What to do
Set down each line from the one containing "Reproduce this chart" to the one containing "import seaborn as sns", inclusive, exactly as written and with nothing further.

Stored records
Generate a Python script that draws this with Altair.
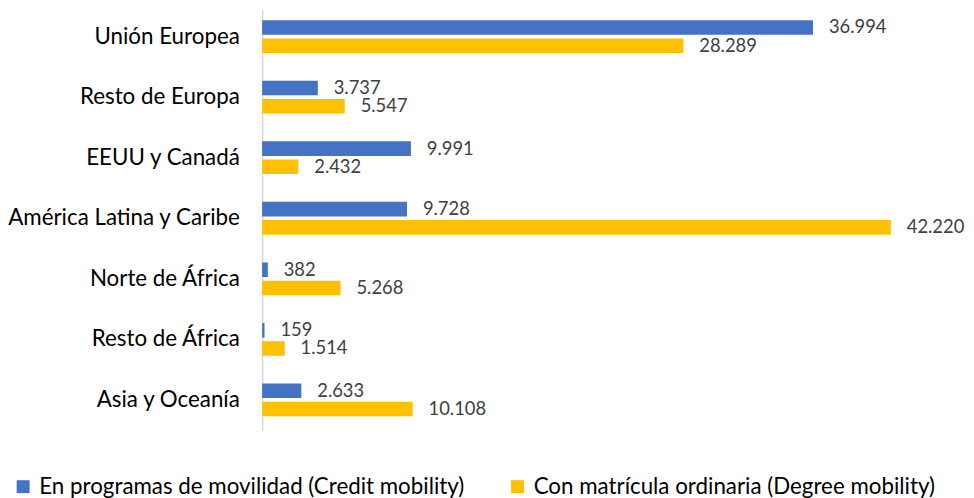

==

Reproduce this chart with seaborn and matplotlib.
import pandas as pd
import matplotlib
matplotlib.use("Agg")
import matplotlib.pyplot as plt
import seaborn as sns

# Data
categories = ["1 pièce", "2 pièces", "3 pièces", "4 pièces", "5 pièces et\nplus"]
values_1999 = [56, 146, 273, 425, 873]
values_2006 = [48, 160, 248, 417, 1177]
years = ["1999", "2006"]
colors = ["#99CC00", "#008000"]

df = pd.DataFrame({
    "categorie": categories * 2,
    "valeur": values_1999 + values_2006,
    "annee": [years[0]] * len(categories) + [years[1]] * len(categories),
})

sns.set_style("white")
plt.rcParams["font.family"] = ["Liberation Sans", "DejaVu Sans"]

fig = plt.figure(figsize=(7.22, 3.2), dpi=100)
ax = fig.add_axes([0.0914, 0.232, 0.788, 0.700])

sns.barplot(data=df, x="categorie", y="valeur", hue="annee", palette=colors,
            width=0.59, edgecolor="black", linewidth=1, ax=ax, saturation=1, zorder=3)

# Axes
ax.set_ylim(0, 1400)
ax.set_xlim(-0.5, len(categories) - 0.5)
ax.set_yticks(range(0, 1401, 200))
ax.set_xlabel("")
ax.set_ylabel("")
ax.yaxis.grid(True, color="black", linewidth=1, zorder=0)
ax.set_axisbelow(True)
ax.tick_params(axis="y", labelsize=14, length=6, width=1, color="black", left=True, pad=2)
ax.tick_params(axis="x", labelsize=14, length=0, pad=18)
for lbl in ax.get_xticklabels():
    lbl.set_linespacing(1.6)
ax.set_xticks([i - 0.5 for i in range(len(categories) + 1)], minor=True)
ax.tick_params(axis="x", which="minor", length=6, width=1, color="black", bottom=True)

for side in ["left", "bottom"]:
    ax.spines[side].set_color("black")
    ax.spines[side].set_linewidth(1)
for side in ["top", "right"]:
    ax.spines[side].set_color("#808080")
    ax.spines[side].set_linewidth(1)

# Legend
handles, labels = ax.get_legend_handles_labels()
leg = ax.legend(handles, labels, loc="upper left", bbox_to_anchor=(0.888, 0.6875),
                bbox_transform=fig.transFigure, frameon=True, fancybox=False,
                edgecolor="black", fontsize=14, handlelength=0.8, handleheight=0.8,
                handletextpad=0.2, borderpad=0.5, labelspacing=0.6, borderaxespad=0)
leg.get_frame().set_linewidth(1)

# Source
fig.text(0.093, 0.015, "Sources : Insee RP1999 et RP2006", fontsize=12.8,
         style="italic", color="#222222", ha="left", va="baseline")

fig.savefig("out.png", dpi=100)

Result
Reproduce this chart with seaborn and matplotlib.
import pandas as pd
import matplotlib
matplotlib.use("Agg")
import matplotlib.pyplot as plt
import seaborn as sns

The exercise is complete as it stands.